## start

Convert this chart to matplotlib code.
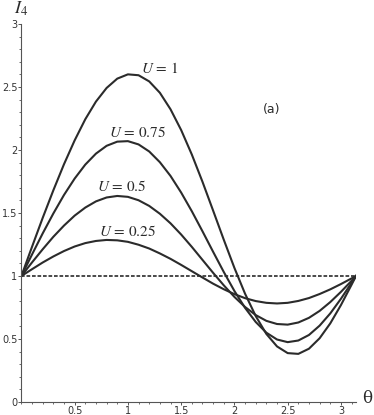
import numpy as np
import matplotlib.pyplot as plt
from matplotlib.ticker import MultipleLocator, FuncFormatter
from matplotlib.transforms import offset_copy

plt.rcParams['mathtext.fontset'] = 'stix'

# values, theta from 0 to pi
theta = [0.0, 0.1, 0.2, 0.3, 0.4, 0.5, 0.6, 0.7, 0.8, 0.9, 1.0, 1.1, 1.2, 1.3, 1.4, 1.5,
         1.6, 1.7, 1.8, 1.9, 2.0, 2.1, 2.2, 2.3, 2.4, 2.5, 2.6, 2.7, 2.8, 2.9, 3.0, 3.1, 3.1416]
I_u1 = [1.000, 1.232, 1.461, 1.680, 1.887, 2.076, 2.244, 2.384, 2.492, 2.566, 2.600, 2.593,
        2.544, 2.454, 2.323, 2.158, 1.964, 1.748, 1.519, 1.288, 1.064, 0.859, 0.682, 0.540,
        0.441, 0.388, 0.382, 0.423, 0.506, 0.624, 0.769, 0.931, 1.000]
I_u075 = [1.000, 1.171, 1.338, 1.496, 1.643, 1.773, 1.884, 1.971, 2.033, 2.066, 2.070, 2.044,
          1.988, 1.903, 1.794, 1.662, 1.514, 1.355, 1.192, 1.032, 0.881, 0.747, 0.635, 0.550,
          0.496, 0.475, 0.488, 0.532, 0.606, 0.703, 0.819, 0.946, 1.000]
I_u05 = [1.000, 1.108, 1.212, 1.311, 1.400, 1.479, 1.543, 1.592, 1.623, 1.635, 1.628, 1.601,
         1.556, 1.494, 1.418, 1.329, 1.231, 1.128, 1.025, 0.926, 0.834, 0.754, 0.690, 0.644,
         0.619, 0.614, 0.631, 0.668, 0.723, 0.793, 0.874, 0.962, 1.000]
I_u025 = [1.000, 1.054, 1.107, 1.155, 1.198, 1.234, 1.261, 1.278, 1.286, 1.283, 1.271, 1.248,
          1.218, 1.179, 1.136, 1.088, 1.038, 0.988, 0.939, 0.895, 0.856, 0.824, 0.801, 0.787,
          0.782, 0.787, 0.802, 0.825, 0.857, 0.894, 0.936, 0.981, 1.000]
curves = [I_u1, I_u075, I_u05, I_u025]
labels = ['$U$ = 1', '$U$ = 0.75', '$U$ = 0.5', '$U$ = 0.25']
label_pos = [(1.30, 2.65), (1.09, 2.14), (0.94, 1.71), (1.00, 1.35)]

fig = plt.figure(figsize=(3.74, 4.15), dpi=100)
ax = fig.add_axes([0.0572, 0.0313, 0.8947, 0.911])
ink = '#2b2b2b'
for I in curves:
    ax.plot(theta, I, color=ink, lw=1.5, solid_joinstyle='round')
ax.axhline(1, color=ink, lw=1.2, dashes=(2.2, 1.1))

for lab, (x, y) in zip(labels, label_pos):
    ax.text(x, y, lab, fontsize=11, ha='center', va='center', color=ink,
            family='STIXGeneral')
ax.text(2.35, 2.32, '(a)', fontsize=9, ha='center', va='center', color=ink)

ax.set_xlim(0, np.pi)
ax.set_ylim(0, 3)
for s in ['top', 'right']:
    ax.spines[s].set_visible(False)
for s in ['left', 'bottom']:
    ax.spines[s].set_color('#555555')
    ax.spines[s].set_linewidth(0.8)

fmt = FuncFormatter(lambda v, p: '%g' % v)
ax.xaxis.set_major_locator(MultipleLocator(0.5))
ax.xaxis.set_minor_locator(MultipleLocator(0.1))
ax.yaxis.set_major_locator(MultipleLocator(0.5))
ax.yaxis.set_minor_locator(MultipleLocator(0.1))
ax.set_xticks([0.5, 1, 1.5, 2, 2.5, 3])
ax.xaxis.set_major_formatter(fmt)
ax.yaxis.set_major_formatter(fmt)
ax.tick_params(which='major', length=2.5, width=0.7, color='#555555', labelsize=7,
               labelcolor='#333333', pad=0.3)
ax.tick_params(which='minor', length=1.3, width=0.6, color='#555555')

ax.text(0.0, 1.0, '$I_4$', fontsize=13, ha='center', va='bottom', color=ink,
        transform=offset_copy(ax.transAxes, fig=fig, x=0, y=4, units='points'))
ax.text(1.033, 0.008, 'θ', transform=ax.transAxes, fontsize=12, ha='center', va='center',
        color=ink, family='DejaVu Serif')

fig.savefig('out.png')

## end

> **Your instructions**:
Find every line that holds "matplotlib" and copy it.

> **Solution**:
Convert this chart to matplotlib code.
import matplotlib.pyplot as plt
from matplotlib.ticker import MultipleLocator, FuncFormatter
from matplotlib.transforms import offset_copy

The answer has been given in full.